The appointed guardian must follow certain guidelines such as regular reports to the court. A guardianship is a last resort because it involves removing a person’s individual liberties and assigning them to the care of someone else. I definitely do not want to discount the value of the process for some, but in most cases proper planning can circumvent the need for a guardianship.
The plan is a simple combination of documents; 1. the Durable Power of Attorney, 2. the Advance Healthcare Directive and 3.(in some cases) a Revocable Trust. The durable power of attorney appoints an agent to be able to make financial transactions on behalf of the person granting the authority. The term “durable” means that the Power of Attorney does not become invalid if the granting person loses capacity. The Advance Healthcare Directive appoints an agent to make Healthcare decisions for a person who no longer has capacity.

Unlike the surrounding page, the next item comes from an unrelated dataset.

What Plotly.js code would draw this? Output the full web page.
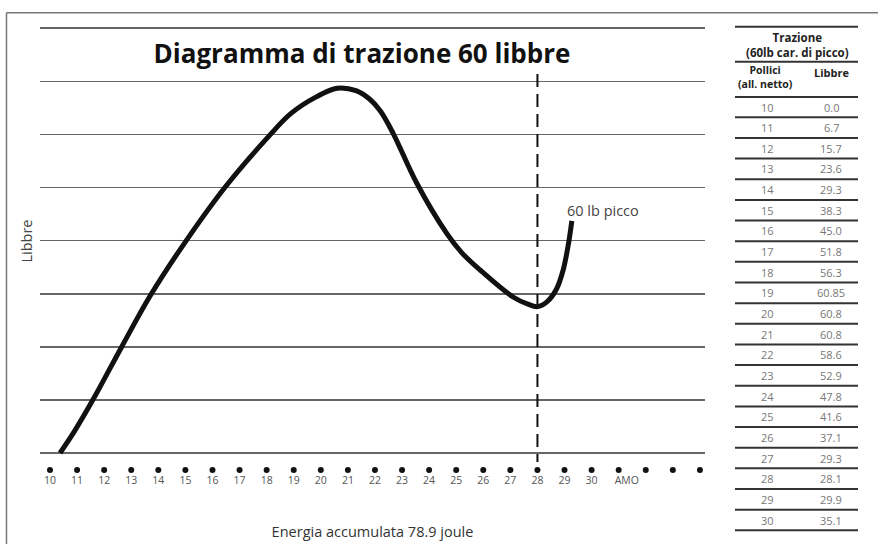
<!DOCTYPE html>
<html>
<head>
<meta charset="utf-8">
<script src="https://cdn.plot.ly/plotly-3.0.1.min.js"></script>
<style>html,body{margin:0;padding:0;background:#fff;}#chart{width:878px;height:544px;}</style>
</head>
<body>
<div id="chart"></div>
<script>
// ---------------- DATA ----------------
const chartTitle = 'Diagramma di trazione 60 libbre';
const yTitle = 'Libbre';
const xTitle = 'Energia accumulata 78.9 joule';
const peakLabel = '60 lb picco';
const drawLength = 28;            // pollici (dashed marker)
const peakLabelInch = 29.02;
const peakLabelLibbre = 40.4;

// curve as drawn (pollici -> libbre)
const curveInches = [10.37, 10.9, 11.59, 12.66, 13.7, 15.0, 16.5, 18.1, 18.9, 19.85, 20.6, 21.3, 21.8, 22.2, 22.68, 23.54, 24.65, 25.2, 25.88, 27.1, 27.65, 28.0, 28.35, 28.7, 28.95, 29.15, 29.27];
const curveLibbre = [0.0, 3.6, 8.9, 17.8, 26.2, 35.2, 44.5, 52.9, 56.6, 59.4, 60.8, 60.4, 59.0, 57.0, 53.2, 45.0, 36.6, 33.4, 30.5, 26.0, 24.8, 24.4, 25.2, 27.3, 30.5, 35.0, 38.7];

// dotted scale under the chart
const axisDots = [10,11,12,13,14,15,16,17,18,19,20,21,22,23,24,25,26,27,28,29,30,31,32,33,34];
const tickLabels = ['10','11','12','13','14','15','16','17','18','19','20','21','22','23','24','25','26','27','28','29','30','AMO'];

// table
const tableTitle = 'Trazione';
const tableSubtitle = '(60lb car. di picco)';
const colPollici = 'Pollici';
const colPolliciSub = '(all. netto)';
const colLibbre = 'Libbre';
const tablePollici = ['10','11','12','13','14','15','16','17','18','19','20','21','22','23','24','25','26','27','28','29','30'];
const tableLibbre = ['0.0','6.7','15.7','23.6','29.3','38.3','45.0','51.8','56.3','60.85','60.8','60.8','58.6','52.9','47.8','41.6','37.1','29.3','28.1','29.9','35.1'];

// ---------------- LAYOUT HELPERS ----------------
const W = 878, H = 544;
const L = 40, R = 705, T = 10, B = 472;
const PW = R - L, PH = B - T;
const BASE_PY = 453, TOP_GRID_PY = 28.2, PX_PER_LB = 6.0;
const PX_PER_INCH = 27.08, X10_PX = 50;
const px2x = px => (px - L) / PW;
const py2y = py => (B - py) / PH;
const pyToLb = py => (BASE_PY - py) / PX_PER_LB;
const pxToInch = px => 10 + (px - X10_PX) / PX_PER_INCH;

const FONT = '"Open Sans", Lato, sans-serif';

// ---------------- TRACES ----------------
const curve = {
  type: 'scatter', mode: 'lines',
  x: curveInches, y: curveLibbre,
  line: {color: '#111', width: 5, shape: 'spline', smoothing: 1.0},
  hoverinfo: 'x+y', showlegend: false
};
const dots = {
  type: 'scatter', mode: 'markers',
  x: axisDots, y: axisDots.map(() => pyToLb(470)),
  marker: {color: '#111', size: 6},
  cliponaxis: false, hoverinfo: 'skip', showlegend: false
};

// ---------------- SHAPES / ANNOTATIONS ----------------
const shapes = [];
const annotations = [];
// frame
shapes.push({type:'line', xref:'paper', yref:'paper', x0:px2x(6.5), x1:px2x(878), y0:py2y(12.7), y1:py2y(12.7), line:{color:'#777', width:1.5}});
shapes.push({type:'line', xref:'paper', yref:'paper', x0:px2x(6.5), x1:px2x(6.5), y0:py2y(12.7), y1:py2y(544), line:{color:'#777', width:1.5}});
// dashed draw-length marker
shapes.push({type:'line', xref:'x', yref:'paper', x0:drawLength, x1:drawLength, y0:py2y(74), y1:py2y(462), line:{color:'#111', width:2, dash:'13px,7px'}});

annotations.push({xref:'x', yref:'y', x:peakLabelInch, y:peakLabelLibbre, text:peakLabel, showarrow:false, xanchor:'left', yanchor:'middle', font:{family:FONT, size:14.5, color:'#444'}});

// table
const TX0 = 735, TX1 = 858, TCX = 797, COL1 = 765, COL2 = 831;
const tLine = py => ({type:'line', xref:'paper', yref:'paper', x0:px2x(TX0), x1:px2x(TX1), y0:py2y(py), y1:py2y(py), line:{color:'#333', width:2}});
const tText = (px, py, text, opts) => Object.assign({xref:'paper', yref:'paper', x:px2x(px), y:py2y(py), text:text, showarrow:false, xanchor:'center', yanchor:'middle', borderpad:0, font:{family:FONT, size:10.5, color:'#222'}}, opts || {});
shapes.push(tLine(26.7));
annotations.push(tText(TCX, 45.5, '<b>' + tableTitle + '<br>' + tableSubtitle + '</b>', {align:'center', font:{family:FONT, size:11.5, color:'#222'}}));
shapes.push(tLine(61.7));
annotations.push(tText(COL1, 77, '<b>' + colPollici + '<br>' + colPolliciSub + '</b>', {align:'center', font:{family:FONT, size:10.5, color:'#222'}}));
annotations.push(tText(COL2, 72, '<b>' + colLibbre + '</b>', {font:{family:FONT, size:11, color:'#222'}}));
shapes.push(tLine(97));
const ROW0 = 107, ROWH = 20.65;
tablePollici.forEach((p, i) => {
  const cy = ROW0 + i * ROWH;
  annotations.push(tText(COL1 + 2, cy, p, {font:{family:FONT, size:11, color:'#777'}}));
  annotations.push(tText(COL2, cy, tableLibbre[i], {font:{family:FONT, size:11, color:'#777'}}));
  shapes.push(tLine(cy + 10.3));
});

// ---------------- LAYOUT ----------------
const tickvals = tickLabels.map((t, i) => t === 'AMO' ? 10 + i + 0.3 : 10 + i);
const layout = {
  width: W, height: H,
  margin: {l: L, r: W - R, t: T, b: H - B, pad: 0},
  paper_bgcolor: '#fff', plot_bgcolor: '#fff',
  showlegend: false,
  font: {family: FONT, color: '#333'},
  title: {
    text: '<b>' + chartTitle + '</b>',
    font: {family: FONT, size: 26, color: '#111'},
    x: 362 / W, xanchor: 'center', xref: 'container',
    y: 1 - 54 / H, yanchor: 'middle', yref: 'container'
  },
  xaxis: {
    range: [pxToInch(L), pxToInch(R)],
    showgrid: false, zeroline: false, showline: false,
    ticks: '', tickmode: 'array', tickvals: tickvals, ticktext: tickLabels,
    tickfont: {family: FONT, size: 10.5, color: '#555'},
    title: {text: xTitle, font: {family: FONT, size: 14.5, color: '#333'}, standoff: 41},
    fixedrange: true
  },
  yaxis: {
    range: [pyToLb(B), pyToLb(T)],
    tick0: 0, dtick: (BASE_PY - TOP_GRID_PY) / PX_PER_LB / 8,
    showgrid: true, gridcolor: '#666', gridwidth: 1.6,
    zeroline: false, showline: false, showticklabels: false, ticks: '',
    title: {text: yTitle, font: {family: FONT, size: 14.5, color: '#444'}, standoff: 2},
    fixedrange: true
  },
  shapes: shapes,
  annotations: annotations
};

Plotly.newPlot('chart', [curve, dots], layout, {staticPlot: true, displayModeBar: false});
</script>
</body>
</html>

Finally, the Revocable Trust is an organizational tool that can help ensure a person’s assets are accounted for and managed correctly during incapacity.
By implementing these documents a person skips the need for a court process by designating agents to help during incapacity. This means that the incapacitated individual never loses their rights or liberties because they are simply authorizing agents to act on their behalf rather than surrendering control of their rights to a guardian. Finally, a word of caution, Powers of Attorney are very important documents and should be used as part of a carefully-made plan, not haphazardly.